Data segment |
● ● ● ●
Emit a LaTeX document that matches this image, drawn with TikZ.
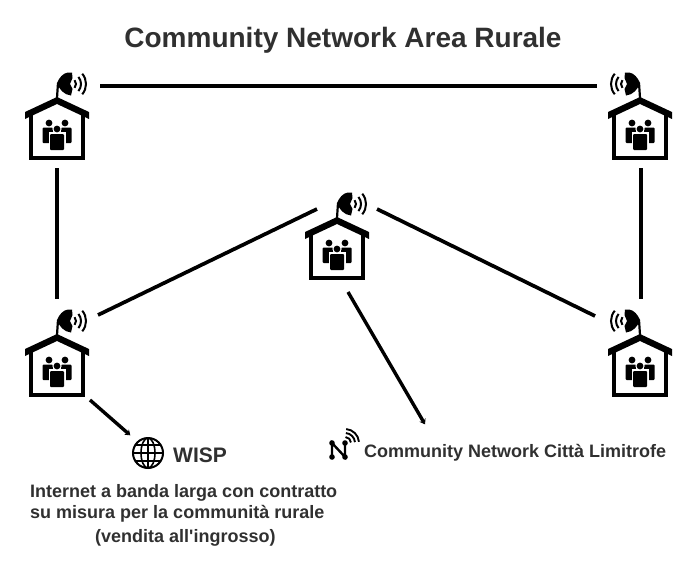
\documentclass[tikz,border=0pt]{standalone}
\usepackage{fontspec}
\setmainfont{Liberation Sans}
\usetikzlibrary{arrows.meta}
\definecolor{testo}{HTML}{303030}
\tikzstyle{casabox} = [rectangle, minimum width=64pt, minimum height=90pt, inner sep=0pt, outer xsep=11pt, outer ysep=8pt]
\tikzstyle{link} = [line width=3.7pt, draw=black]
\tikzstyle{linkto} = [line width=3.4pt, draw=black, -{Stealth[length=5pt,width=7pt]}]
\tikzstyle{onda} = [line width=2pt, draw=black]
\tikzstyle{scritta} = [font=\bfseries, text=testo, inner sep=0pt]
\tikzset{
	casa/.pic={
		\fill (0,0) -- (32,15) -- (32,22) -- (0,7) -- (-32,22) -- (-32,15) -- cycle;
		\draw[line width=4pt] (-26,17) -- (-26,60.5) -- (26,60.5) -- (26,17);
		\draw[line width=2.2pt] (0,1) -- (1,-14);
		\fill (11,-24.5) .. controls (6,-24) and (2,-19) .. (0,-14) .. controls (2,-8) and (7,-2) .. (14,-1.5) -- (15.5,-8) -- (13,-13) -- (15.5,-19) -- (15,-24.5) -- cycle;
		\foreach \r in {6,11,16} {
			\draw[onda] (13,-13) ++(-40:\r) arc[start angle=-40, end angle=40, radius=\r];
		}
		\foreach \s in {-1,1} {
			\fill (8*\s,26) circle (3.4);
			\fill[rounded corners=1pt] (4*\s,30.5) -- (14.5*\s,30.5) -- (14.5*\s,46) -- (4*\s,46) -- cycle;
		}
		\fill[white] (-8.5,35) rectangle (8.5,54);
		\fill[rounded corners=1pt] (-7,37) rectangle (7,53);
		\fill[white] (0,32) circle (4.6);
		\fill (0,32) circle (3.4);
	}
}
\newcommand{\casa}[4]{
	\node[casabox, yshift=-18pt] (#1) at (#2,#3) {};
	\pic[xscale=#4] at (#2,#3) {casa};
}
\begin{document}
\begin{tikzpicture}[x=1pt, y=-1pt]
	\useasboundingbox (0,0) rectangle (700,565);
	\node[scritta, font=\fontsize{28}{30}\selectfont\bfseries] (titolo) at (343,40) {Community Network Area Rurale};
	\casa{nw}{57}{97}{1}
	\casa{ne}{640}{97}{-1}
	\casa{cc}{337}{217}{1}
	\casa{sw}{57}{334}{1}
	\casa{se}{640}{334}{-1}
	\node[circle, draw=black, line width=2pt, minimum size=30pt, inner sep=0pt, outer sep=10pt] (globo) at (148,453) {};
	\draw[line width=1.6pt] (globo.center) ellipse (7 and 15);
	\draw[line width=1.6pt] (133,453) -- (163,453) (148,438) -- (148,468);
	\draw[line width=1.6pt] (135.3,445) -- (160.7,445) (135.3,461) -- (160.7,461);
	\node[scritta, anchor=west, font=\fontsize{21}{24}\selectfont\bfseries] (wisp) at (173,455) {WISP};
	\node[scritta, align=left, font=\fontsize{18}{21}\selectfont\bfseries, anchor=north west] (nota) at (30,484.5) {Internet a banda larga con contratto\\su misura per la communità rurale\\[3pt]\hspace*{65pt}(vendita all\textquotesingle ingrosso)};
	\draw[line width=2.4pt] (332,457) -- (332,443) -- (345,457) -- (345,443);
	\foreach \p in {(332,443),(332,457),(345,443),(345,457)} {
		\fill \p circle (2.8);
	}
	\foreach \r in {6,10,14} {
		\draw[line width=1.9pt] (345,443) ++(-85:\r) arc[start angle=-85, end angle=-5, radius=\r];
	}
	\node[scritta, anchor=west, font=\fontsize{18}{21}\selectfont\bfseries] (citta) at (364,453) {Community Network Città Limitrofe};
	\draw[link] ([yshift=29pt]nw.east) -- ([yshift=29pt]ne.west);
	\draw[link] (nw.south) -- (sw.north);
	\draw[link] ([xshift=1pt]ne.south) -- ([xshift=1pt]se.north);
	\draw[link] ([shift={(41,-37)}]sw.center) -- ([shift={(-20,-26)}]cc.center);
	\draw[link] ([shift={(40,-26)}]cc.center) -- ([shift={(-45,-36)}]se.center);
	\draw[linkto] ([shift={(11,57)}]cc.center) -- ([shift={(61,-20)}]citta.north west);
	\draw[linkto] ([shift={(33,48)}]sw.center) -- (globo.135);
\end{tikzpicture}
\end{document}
● ● ● ●
Return the full material word for word. Do not include the pictures.

Emit a LaTeX document that matches this image, drawn with TikZ.
\documentclass[tikz,border=0pt]{standalone}
\usepackage{fontspec}
\setmainfont{Liberation Sans}
\usetikzlibrary{arrows.meta}
\definecolor{testo}{HTML}{303030}
\tikzstyle{casabox} = [rectangle, minimum width=64pt, minimum height=90pt, inner sep=0pt, outer xsep=11pt, outer ysep=8pt]
\tikzstyle{link} = [line width=3.7pt, draw=black]
\tikzstyle{linkto} = [line width=3.4pt, draw=black, -{Stealth[length=5pt,width=7pt]}]
\tikzstyle{onda} = [line width=2pt, draw=black]
\tikzstyle{scritta} = [font=\bfseries, text=testo, inner sep=0pt]
\tikzset{
	casa/.pic={
		\fill (0,0) -- (32,15) -- (32,22) -- (0,7) -- (-32,22) -- (-32,15) -- cycle;
		\draw[line width=4pt] (-26,17) -- (-26,60.5) -- (26,60.5) -- (26,17);
		\draw[line width=2.2pt] (0,1) -- (1,-14);
		\fill (11,-24.5) .. controls (6,-24) and (2,-19) .. (0,-14) .. controls (2,-8) and (7,-2) .. (14,-1.5) -- (15.5,-8) -- (13,-13) -- (15.5,-19) -- (15,-24.5) -- cycle;
		\foreach \r in {6,11,16} {
			\draw[onda] (13,-13) ++(-40:\r) arc[start angle=-40, end angle=40, radius=\r];
		}
		\foreach \s in {-1,1} {
			\fill (8*\s,26) circle (3.4);
			\fill[rounded corners=1pt] (4*\s,30.5) -- (14.5*\s,30.5) -- (14.5*\s,46) -- (4*\s,46) -- cycle;
		}
		\fill[white] (-8.5,35) rectangle (8.5,54);
		\fill[rounded corners=1pt] (-7,37) rectangle (7,53);
		\fill[white] (0,32) circle (4.6);
		\fill (0,32) circle (3.4);
	}
}
\newcommand{\casa}[4]{
	\node[casabox, yshift=-18pt] (#1) at (#2,#3) {};
	\pic[xscale=#4] at (#2,#3) {casa};
}
\begin{document}
\begin{tikzpicture}[x=1pt, y=-1pt]
	\useasboundingbox (0,0) rectangle (700,565);
	\node[scritta, font=\fontsize{28}{30}\selectfont\bfseries] (titolo) at (343,40) {Community Network Area Rurale};
	\casa{nw}{57}{97}{1}
	\casa{ne}{640}{97}{-1}
	\casa{cc}{337}{217}{1}
	\casa{sw}{57}{334}{1}
	\casa{se}{640}{334}{-1}
	\node[circle, draw=black, line width=2pt, minimum size=30pt, inner sep=0pt, outer sep=10pt] (globo) at (148,453) {};
	\draw[line width=1.6pt] (globo.center) ellipse (7 and 15);
	\draw[line width=1.6pt] (133,453) -- (163,453) (148,438) -- (148,468);
	\draw[line width=1.6pt] (135.3,445) -- (160.7,445) (135.3,461) -- (160.7,461);
	\node[scritta, anchor=west, font=\fontsize{21}{24}\selectfont\bfseries] (wisp) at (173,455) {WISP};
	\node[scritta, align=left, font=\fontsize{18}{21}\selectfont\bfseries, anchor=north west] (nota) at (30,484.5) {Internet a banda larga con contratto\\su misura per la communità rurale\\[3pt]\hspace*{65pt}(vendita all\textquotesingle ingrosso)};
	\draw[line width=2.4pt] (332,457) -- (332,443) -- (345,457) -- (345,443);
	\foreach \p in {(332,443),(332,457),(345,443),(345,457)} {
		\fill \p circle (2.8);
	}
	\foreach \r in {6,10,14} {
		\draw[line width=1.9pt] (345,443) ++(-85:\r) arc[start angle=-85, end angle=-5, radius=\r];
	}
	\node[scritta, anchor=west, font=\fontsize{18}{21}\selectfont\bfseries] (citta) at (364,453) {Community Network Città Limitrofe};
	\draw[link] ([yshift=29pt]nw.east) -- ([yshift=29pt]ne.west);
	\draw[link] (nw.south) -- (sw.north);
	\draw[link] ([xshift=1pt]ne.south) -- ([xshift=1pt]se.north);
	\draw[link] ([shift={(41,-37)}]sw.center) -- ([shift={(-20,-26)}]cc.center);
	\draw[link] ([shift={(40,-26)}]cc.center) -- ([shift={(-45,-36)}]se.center);
	\draw[linkto] ([shift={(11,57)}]cc.center) -- ([shift={(61,-20)}]citta.north west);
	\draw[linkto] ([shift={(33,48)}]sw.center) -- (globo.135);
\end{tikzpicture}
\end{document}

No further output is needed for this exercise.